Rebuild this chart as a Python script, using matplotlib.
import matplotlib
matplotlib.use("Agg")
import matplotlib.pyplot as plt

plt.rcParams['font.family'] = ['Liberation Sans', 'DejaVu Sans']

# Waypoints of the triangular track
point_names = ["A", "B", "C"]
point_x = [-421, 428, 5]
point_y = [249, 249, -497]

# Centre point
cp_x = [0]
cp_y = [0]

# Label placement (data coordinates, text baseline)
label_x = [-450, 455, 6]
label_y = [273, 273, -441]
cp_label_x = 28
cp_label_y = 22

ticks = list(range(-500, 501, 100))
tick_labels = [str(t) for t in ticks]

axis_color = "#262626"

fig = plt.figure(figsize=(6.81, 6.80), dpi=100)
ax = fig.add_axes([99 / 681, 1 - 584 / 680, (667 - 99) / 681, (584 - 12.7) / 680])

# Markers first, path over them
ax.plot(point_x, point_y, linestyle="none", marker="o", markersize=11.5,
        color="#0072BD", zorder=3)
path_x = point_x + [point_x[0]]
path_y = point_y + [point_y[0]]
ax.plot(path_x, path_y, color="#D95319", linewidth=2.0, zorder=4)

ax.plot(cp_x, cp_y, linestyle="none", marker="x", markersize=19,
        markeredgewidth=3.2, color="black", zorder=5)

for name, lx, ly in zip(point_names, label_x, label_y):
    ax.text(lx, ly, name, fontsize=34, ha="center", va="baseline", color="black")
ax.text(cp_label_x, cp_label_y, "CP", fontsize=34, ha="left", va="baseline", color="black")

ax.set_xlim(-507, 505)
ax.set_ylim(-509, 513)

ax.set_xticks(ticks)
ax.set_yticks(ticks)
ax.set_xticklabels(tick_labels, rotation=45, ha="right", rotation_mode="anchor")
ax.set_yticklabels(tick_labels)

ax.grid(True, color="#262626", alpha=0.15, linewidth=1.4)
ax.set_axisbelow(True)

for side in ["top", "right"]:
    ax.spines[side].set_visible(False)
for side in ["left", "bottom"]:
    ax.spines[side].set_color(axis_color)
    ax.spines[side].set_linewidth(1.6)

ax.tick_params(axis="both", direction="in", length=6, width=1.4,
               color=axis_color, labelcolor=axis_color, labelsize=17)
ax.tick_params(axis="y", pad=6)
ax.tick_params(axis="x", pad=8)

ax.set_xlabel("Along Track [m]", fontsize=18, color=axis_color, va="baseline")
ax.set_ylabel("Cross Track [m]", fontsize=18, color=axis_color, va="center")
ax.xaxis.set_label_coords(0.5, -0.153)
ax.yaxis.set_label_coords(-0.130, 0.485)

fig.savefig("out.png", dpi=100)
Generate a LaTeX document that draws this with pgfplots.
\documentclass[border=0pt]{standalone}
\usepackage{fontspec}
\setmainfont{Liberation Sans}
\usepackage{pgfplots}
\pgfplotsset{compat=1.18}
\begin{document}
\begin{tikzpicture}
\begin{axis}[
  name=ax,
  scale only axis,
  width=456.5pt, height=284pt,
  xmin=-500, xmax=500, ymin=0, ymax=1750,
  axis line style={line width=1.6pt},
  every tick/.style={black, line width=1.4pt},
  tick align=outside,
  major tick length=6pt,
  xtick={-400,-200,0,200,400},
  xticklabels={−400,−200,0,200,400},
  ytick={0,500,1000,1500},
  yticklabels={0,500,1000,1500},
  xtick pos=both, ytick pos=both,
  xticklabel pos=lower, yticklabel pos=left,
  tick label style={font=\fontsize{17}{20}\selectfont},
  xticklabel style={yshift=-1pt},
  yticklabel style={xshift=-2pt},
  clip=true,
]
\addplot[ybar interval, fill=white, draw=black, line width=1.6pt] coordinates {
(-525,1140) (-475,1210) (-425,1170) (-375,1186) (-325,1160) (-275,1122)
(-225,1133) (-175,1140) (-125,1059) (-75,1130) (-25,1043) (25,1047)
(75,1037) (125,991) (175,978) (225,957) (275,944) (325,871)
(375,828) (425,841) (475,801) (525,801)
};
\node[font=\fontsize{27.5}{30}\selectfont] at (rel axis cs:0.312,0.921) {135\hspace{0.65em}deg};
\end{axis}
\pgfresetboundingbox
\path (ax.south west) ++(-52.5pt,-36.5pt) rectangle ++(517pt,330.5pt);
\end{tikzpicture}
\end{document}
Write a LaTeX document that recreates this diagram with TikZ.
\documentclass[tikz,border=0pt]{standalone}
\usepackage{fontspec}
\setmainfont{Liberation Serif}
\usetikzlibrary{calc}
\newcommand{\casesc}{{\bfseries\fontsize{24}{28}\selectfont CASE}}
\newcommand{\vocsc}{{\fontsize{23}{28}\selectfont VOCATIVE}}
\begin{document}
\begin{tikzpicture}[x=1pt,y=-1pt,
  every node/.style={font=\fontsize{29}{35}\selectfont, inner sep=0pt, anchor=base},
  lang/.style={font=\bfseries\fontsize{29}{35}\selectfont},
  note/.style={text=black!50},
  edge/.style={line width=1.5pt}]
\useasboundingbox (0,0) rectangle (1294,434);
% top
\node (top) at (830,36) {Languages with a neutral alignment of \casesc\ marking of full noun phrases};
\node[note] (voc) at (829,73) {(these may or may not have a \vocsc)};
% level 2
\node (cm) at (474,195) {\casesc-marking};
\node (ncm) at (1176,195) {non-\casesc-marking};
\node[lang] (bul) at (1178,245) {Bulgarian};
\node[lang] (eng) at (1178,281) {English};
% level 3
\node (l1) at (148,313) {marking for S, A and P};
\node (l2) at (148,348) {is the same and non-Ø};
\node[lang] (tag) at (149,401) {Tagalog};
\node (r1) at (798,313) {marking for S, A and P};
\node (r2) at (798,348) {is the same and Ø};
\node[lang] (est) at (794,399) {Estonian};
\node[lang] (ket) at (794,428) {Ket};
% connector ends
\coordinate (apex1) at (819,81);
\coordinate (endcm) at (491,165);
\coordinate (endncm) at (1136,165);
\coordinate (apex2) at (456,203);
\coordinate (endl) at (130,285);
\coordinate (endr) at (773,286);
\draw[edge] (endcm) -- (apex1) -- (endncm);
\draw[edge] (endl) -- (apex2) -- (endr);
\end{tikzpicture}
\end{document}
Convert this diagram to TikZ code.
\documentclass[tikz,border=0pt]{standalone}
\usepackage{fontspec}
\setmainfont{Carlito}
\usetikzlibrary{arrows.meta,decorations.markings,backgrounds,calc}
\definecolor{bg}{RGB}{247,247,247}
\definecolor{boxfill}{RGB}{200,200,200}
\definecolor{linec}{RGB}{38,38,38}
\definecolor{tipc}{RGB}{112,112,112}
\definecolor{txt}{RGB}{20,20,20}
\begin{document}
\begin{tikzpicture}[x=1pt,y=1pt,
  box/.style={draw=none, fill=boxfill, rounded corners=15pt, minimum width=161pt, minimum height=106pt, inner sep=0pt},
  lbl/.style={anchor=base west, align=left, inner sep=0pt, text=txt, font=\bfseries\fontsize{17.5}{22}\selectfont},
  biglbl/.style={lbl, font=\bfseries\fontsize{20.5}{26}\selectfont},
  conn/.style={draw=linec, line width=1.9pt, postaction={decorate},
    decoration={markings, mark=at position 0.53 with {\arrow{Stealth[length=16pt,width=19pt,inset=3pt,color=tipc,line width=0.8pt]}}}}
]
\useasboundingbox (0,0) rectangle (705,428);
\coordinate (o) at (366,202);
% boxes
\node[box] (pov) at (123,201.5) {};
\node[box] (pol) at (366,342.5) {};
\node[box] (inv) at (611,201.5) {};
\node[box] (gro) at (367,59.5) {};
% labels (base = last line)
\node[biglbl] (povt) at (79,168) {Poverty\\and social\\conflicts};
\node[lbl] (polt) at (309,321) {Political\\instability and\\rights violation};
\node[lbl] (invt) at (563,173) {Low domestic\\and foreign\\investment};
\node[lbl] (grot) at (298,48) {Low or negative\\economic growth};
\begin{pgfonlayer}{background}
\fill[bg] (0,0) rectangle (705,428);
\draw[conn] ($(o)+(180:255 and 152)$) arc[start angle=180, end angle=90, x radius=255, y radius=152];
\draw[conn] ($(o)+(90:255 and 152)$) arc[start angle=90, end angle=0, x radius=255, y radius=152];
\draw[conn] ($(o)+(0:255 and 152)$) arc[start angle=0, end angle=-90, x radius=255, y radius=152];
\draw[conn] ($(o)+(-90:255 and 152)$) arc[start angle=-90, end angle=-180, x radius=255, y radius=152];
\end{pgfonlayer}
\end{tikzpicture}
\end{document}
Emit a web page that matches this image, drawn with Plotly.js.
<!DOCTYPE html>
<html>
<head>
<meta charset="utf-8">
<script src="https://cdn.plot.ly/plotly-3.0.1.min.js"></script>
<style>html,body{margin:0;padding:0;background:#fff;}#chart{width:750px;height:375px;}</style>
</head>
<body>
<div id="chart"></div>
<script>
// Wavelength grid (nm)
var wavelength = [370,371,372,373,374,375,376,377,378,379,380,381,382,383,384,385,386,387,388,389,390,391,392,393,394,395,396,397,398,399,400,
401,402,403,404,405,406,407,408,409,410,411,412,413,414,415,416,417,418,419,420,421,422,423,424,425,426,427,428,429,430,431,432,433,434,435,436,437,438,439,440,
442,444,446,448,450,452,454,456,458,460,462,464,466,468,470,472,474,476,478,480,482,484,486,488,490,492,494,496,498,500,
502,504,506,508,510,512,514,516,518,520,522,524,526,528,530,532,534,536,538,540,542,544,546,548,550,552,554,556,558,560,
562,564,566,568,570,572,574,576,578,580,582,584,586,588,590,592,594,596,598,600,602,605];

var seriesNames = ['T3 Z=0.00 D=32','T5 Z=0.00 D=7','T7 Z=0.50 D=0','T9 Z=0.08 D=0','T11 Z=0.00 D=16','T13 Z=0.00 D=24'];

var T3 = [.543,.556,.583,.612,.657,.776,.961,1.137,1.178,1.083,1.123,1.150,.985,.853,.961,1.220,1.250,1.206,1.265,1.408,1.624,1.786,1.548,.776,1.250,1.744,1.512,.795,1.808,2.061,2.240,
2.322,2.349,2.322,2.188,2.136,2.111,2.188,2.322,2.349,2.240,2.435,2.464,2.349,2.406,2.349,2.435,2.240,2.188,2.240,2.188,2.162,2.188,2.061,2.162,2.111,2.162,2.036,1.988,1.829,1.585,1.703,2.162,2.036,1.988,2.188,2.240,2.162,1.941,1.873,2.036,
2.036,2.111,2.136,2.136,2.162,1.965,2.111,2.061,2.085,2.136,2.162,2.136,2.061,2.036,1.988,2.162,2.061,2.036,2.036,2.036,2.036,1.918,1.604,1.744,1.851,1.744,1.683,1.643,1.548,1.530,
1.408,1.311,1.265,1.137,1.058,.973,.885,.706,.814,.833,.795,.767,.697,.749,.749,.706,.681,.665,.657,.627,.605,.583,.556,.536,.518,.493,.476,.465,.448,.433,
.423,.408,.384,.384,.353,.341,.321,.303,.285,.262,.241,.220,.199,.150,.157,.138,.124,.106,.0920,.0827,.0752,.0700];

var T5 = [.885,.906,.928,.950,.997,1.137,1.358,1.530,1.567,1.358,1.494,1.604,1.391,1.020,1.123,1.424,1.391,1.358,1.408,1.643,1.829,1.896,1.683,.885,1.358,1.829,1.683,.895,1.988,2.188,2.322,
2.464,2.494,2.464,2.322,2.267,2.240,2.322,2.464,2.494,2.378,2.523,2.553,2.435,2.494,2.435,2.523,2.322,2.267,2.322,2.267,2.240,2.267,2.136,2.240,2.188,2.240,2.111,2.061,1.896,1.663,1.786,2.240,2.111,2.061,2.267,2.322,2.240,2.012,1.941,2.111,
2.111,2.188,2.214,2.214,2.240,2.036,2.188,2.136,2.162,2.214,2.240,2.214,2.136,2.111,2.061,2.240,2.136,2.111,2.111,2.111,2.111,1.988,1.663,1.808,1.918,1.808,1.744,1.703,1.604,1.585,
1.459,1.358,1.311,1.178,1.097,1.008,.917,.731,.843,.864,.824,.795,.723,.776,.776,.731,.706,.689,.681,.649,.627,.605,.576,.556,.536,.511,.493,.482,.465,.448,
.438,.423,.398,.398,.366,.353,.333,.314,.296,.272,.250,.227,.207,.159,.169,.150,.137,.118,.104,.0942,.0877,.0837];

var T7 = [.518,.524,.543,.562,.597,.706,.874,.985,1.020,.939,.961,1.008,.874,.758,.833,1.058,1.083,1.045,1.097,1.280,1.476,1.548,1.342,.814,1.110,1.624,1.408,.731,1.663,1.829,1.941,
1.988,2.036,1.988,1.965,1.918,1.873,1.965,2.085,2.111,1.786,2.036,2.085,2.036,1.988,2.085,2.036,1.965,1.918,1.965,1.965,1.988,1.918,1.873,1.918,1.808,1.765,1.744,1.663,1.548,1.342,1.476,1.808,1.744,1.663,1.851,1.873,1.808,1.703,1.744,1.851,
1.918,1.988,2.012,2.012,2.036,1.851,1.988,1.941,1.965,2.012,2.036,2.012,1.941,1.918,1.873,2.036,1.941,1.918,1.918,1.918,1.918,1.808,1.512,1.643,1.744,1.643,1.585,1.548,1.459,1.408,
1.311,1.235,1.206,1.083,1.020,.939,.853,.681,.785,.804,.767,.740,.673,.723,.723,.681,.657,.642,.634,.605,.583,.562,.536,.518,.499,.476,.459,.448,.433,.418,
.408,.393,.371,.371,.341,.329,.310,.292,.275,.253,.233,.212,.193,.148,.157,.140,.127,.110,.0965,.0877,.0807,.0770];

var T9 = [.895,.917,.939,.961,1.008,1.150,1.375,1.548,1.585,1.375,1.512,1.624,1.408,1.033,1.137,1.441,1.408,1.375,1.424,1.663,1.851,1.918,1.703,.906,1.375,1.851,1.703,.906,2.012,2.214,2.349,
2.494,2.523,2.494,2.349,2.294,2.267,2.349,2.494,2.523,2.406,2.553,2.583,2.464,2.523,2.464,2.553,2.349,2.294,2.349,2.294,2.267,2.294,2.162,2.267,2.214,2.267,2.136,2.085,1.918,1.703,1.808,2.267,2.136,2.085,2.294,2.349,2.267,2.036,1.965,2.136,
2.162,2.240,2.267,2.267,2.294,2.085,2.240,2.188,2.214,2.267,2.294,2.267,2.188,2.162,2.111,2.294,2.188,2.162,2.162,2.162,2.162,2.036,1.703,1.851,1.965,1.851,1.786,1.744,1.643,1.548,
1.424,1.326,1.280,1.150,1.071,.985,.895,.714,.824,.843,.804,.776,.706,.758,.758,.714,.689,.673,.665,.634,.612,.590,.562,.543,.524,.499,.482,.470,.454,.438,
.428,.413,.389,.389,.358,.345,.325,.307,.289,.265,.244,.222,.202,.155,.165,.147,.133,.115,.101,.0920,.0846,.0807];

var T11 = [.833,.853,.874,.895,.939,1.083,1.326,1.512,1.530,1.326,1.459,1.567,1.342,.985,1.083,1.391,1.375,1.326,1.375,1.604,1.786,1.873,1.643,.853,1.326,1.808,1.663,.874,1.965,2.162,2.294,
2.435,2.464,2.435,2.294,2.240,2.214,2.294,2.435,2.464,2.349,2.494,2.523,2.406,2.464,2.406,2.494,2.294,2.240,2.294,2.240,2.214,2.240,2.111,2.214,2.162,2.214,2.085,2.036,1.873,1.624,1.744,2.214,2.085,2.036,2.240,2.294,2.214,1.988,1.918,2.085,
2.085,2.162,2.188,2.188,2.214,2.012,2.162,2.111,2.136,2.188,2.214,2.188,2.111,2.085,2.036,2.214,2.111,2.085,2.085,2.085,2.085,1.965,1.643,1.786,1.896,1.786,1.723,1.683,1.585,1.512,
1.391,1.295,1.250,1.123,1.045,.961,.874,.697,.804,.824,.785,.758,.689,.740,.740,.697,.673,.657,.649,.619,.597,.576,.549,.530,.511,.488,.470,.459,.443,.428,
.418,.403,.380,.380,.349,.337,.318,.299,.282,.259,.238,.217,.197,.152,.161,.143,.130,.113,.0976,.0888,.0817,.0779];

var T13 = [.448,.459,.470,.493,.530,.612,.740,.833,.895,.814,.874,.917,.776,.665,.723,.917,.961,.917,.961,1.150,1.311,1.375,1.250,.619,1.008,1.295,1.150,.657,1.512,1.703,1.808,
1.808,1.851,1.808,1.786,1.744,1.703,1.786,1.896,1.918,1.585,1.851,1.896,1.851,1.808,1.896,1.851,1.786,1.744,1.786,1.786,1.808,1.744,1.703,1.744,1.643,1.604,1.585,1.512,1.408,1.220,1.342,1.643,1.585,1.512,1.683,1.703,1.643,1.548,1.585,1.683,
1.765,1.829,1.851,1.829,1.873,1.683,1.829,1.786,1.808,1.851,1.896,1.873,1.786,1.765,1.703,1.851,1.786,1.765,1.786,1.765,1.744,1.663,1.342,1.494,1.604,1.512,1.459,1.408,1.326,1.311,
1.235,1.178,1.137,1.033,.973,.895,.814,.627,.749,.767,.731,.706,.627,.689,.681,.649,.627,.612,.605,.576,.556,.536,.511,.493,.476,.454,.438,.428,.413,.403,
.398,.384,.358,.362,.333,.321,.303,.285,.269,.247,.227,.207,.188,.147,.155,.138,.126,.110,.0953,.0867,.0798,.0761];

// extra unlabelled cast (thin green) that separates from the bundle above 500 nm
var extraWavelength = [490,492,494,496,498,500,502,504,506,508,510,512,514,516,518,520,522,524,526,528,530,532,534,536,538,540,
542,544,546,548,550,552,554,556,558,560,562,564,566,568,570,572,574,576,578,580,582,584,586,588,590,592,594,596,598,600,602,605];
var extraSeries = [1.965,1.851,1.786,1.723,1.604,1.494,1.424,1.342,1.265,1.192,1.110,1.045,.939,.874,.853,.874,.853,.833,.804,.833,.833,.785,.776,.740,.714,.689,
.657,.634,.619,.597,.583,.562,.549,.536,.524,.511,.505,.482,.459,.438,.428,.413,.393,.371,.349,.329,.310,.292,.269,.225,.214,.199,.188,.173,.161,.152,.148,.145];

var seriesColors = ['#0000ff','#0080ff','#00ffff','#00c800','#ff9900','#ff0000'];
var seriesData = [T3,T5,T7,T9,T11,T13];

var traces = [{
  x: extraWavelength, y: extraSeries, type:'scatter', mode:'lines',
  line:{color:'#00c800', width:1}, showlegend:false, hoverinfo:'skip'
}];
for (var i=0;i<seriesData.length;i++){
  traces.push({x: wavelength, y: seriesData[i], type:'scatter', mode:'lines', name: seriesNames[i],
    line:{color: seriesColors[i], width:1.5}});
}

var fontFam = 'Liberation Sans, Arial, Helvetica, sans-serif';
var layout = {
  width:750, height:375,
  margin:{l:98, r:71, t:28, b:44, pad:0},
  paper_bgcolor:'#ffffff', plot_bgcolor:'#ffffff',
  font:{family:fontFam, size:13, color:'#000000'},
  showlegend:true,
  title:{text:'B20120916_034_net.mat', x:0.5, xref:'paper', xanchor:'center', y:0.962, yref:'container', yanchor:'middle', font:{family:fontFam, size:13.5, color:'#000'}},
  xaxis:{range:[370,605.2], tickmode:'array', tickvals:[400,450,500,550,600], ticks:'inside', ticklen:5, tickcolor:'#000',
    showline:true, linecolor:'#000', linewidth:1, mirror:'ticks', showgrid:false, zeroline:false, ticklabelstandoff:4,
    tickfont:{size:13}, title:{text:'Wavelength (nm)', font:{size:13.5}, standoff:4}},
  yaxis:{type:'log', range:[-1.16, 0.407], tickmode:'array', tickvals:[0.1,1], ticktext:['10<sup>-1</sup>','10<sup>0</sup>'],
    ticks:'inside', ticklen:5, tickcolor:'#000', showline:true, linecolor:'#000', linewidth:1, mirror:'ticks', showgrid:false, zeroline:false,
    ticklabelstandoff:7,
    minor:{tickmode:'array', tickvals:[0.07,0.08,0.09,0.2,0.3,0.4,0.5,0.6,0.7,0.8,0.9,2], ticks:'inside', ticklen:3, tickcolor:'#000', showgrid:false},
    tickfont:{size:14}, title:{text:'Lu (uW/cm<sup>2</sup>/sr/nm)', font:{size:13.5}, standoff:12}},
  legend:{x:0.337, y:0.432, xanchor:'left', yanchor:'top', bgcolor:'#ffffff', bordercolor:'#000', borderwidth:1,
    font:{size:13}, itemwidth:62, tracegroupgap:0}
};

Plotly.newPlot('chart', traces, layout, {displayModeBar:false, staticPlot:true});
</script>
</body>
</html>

* _Do this_
Give back the listing exactly, please, from its first line to the line containing "ax.set_axisbelow(True)", inclusive, and nothing past that line.

* _Answer below_
Rebuild this chart as a Python script, using matplotlib.
import matplotlib
matplotlib.use("Agg")
import matplotlib.pyplot as plt

plt.rcParams['font.family'] = ['Liberation Sans', 'DejaVu Sans']

# Waypoints of the triangular track
point_names = ["A", "B", "C"]
point_x = [-421, 428, 5]
point_y = [249, 249, -497]

# Centre point
cp_x = [0]
cp_y = [0]

# Label placement (data coordinates, text baseline)
label_x = [-450, 455, 6]
label_y = [273, 273, -441]
cp_label_x = 28
cp_label_y = 22

ticks = list(range(-500, 501, 100))
tick_labels = [str(t) for t in ticks]

axis_color = "#262626"

fig = plt.figure(figsize=(6.81, 6.80), dpi=100)
ax = fig.add_axes([99 / 681, 1 - 584 / 680, (667 - 99) / 681, (584 - 12.7) / 680])

# Markers first, path over them
ax.plot(point_x, point_y, linestyle="none", marker="o", markersize=11.5,
        color="#0072BD", zorder=3)
path_x = point_x + [point_x[0]]
path_y = point_y + [point_y[0]]
ax.plot(path_x, path_y, color="#D95319", linewidth=2.0, zorder=4)

ax.plot(cp_x, cp_y, linestyle="none", marker="x", markersize=19,
        markeredgewidth=3.2, color="black", zorder=5)

for name, lx, ly in zip(point_names, label_x, label_y):
    ax.text(lx, ly, name, fontsize=34, ha="center", va="baseline", color="black")
ax.text(cp_label_x, cp_label_y, "CP", fontsize=34, ha="left", va="baseline", color="black")

ax.set_xlim(-507, 505)
ax.set_ylim(-509, 513)

ax.set_xticks(ticks)
ax.set_yticks(ticks)
ax.set_xticklabels(tick_labels, rotation=45, ha="right", rotation_mode="anchor")
ax.set_yticklabels(tick_labels)

ax.grid(True, color="#262626", alpha=0.15, linewidth=1.4)
ax.set_axisbelow(True)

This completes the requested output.